— Task brief —
Do not copy the pictures; transcribe all other material exactly.

— Available data —
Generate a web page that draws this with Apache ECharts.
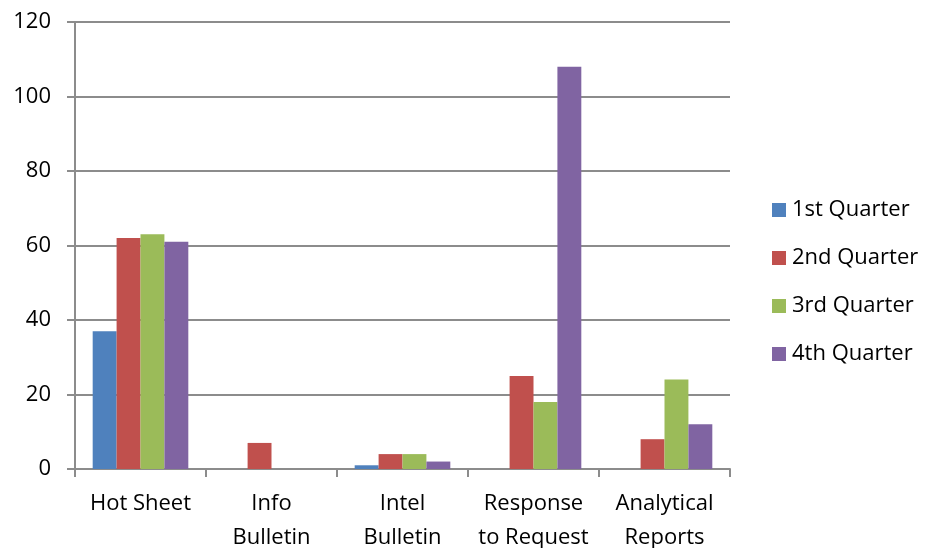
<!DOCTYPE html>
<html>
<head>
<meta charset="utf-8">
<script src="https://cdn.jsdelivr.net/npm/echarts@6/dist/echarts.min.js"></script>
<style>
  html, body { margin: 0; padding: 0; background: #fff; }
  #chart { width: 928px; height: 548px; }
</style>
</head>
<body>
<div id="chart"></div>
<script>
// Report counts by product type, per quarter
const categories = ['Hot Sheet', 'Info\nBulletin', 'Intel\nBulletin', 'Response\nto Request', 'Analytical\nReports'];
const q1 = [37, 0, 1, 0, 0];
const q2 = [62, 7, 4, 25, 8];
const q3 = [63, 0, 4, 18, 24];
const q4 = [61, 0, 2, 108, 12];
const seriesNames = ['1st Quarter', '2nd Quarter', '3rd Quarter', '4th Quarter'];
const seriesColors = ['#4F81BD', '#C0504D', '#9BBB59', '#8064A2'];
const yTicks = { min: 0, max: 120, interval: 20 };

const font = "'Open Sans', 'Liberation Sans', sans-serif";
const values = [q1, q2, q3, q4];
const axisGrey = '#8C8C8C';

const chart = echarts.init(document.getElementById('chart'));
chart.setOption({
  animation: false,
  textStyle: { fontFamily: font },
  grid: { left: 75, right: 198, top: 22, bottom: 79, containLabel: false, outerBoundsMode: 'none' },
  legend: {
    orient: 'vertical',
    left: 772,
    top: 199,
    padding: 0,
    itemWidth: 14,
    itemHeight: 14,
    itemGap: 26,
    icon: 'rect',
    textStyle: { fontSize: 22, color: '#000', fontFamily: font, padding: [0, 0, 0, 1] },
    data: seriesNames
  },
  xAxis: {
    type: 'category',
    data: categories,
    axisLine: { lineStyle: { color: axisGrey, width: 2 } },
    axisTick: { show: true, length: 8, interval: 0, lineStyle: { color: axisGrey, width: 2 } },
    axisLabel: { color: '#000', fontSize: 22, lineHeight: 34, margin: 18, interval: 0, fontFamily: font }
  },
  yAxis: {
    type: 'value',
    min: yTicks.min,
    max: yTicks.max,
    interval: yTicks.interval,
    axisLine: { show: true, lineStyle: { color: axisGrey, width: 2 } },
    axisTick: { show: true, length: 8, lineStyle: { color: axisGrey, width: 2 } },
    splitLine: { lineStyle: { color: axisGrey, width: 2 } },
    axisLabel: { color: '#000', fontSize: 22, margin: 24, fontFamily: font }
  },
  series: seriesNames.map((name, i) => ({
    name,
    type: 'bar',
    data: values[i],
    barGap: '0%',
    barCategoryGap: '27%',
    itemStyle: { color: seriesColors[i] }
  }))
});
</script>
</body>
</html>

— Result —
Generate a web page that draws this with Apache ECharts.
<!DOCTYPE html>
<html>
<head>
<meta charset="utf-8">
<script src="https://cdn.jsdelivr.net/npm/echarts@6/dist/echarts.min.js"></script>
<style>
  html, body { margin: 0; padding: 0; background: #fff; }
  #chart { width: 928px; height: 548px; }
</style>
</head>
<body>
<div id="chart"></div>
<script>
// Report counts by product type, per quarter
const categories = ['Hot Sheet', 'Info\nBulletin', 'Intel\nBulletin', 'Response\nto Request', 'Analytical\nReports'];
const q1 = [37, 0, 1, 0, 0];
const q2 = [62, 7, 4, 25, 8];
const q3 = [63, 0, 4, 18, 24];
const q4 = [61, 0, 2, 108, 12];
const seriesNames = ['1st Quarter', '2nd Quarter', '3rd Quarter', '4th Quarter'];
const seriesColors = ['#4F81BD', '#C0504D', '#9BBB59', '#8064A2'];
const yTicks = { min: 0, max: 120, interval: 20 };

const font = "'Open Sans', 'Liberation Sans', sans-serif";
const values = [q1, q2, q3, q4];
const axisGrey = '#8C8C8C';

const chart = echarts.init(document.getElementById('chart'));
chart.setOption({
  animation: false,
  textStyle: { fontFamily: font },
  grid: { left: 75, right: 198, top: 22, bottom: 79, containLabel: false, outerBoundsMode: 'none' },
  legend: {
    orient: 'vertical',
    left: 772,
    top: 199,
    padding: 0,
    itemWidth: 14,
    itemHeight: 14,
    itemGap: 26,
    icon: 'rect',
    textStyle: { fontSize: 22, color: '#000', fontFamily: font, padding: [0, 0, 0, 1] },
    data: seriesNames
  },
  xAxis: {
    type: 'category',
    data: categories,
    axisLine: { lineStyle: { color: axisGrey, width: 2 } },
    axisTick: { show: true, length: 8, interval: 0, lineStyle: { color: axisGrey, width: 2 } },
    axisLabel: { color: '#000', fontSize: 22, lineHeight: 34, margin: 18, interval: 0, fontFamily: font }
  },
  yAxis: {
    type: 'value',
    min: yTicks.min,
    max: yTicks.max,
    interval: yTicks.interval,
    axisLine: { show: true, lineStyle: { color: axisGrey, width: 2 } },
    axisTick: { show: true, length: 8, lineStyle: { color: axisGrey, width: 2 } },
    splitLine: { lineStyle: { color: axisGrey, width: 2 } },
    axisLabel: { color: '#000', fontSize: 22, margin: 24, fontFamily: font }
  },
  series: seriesNames.map((name, i) => ({
    name,
    type: 'bar',
    data: values[i],
    barGap: '0%',
    barCategoryGap: '27%',
    itemStyle: { color: seriesColors[i] }
  }))
});
</script>
</body>
</html>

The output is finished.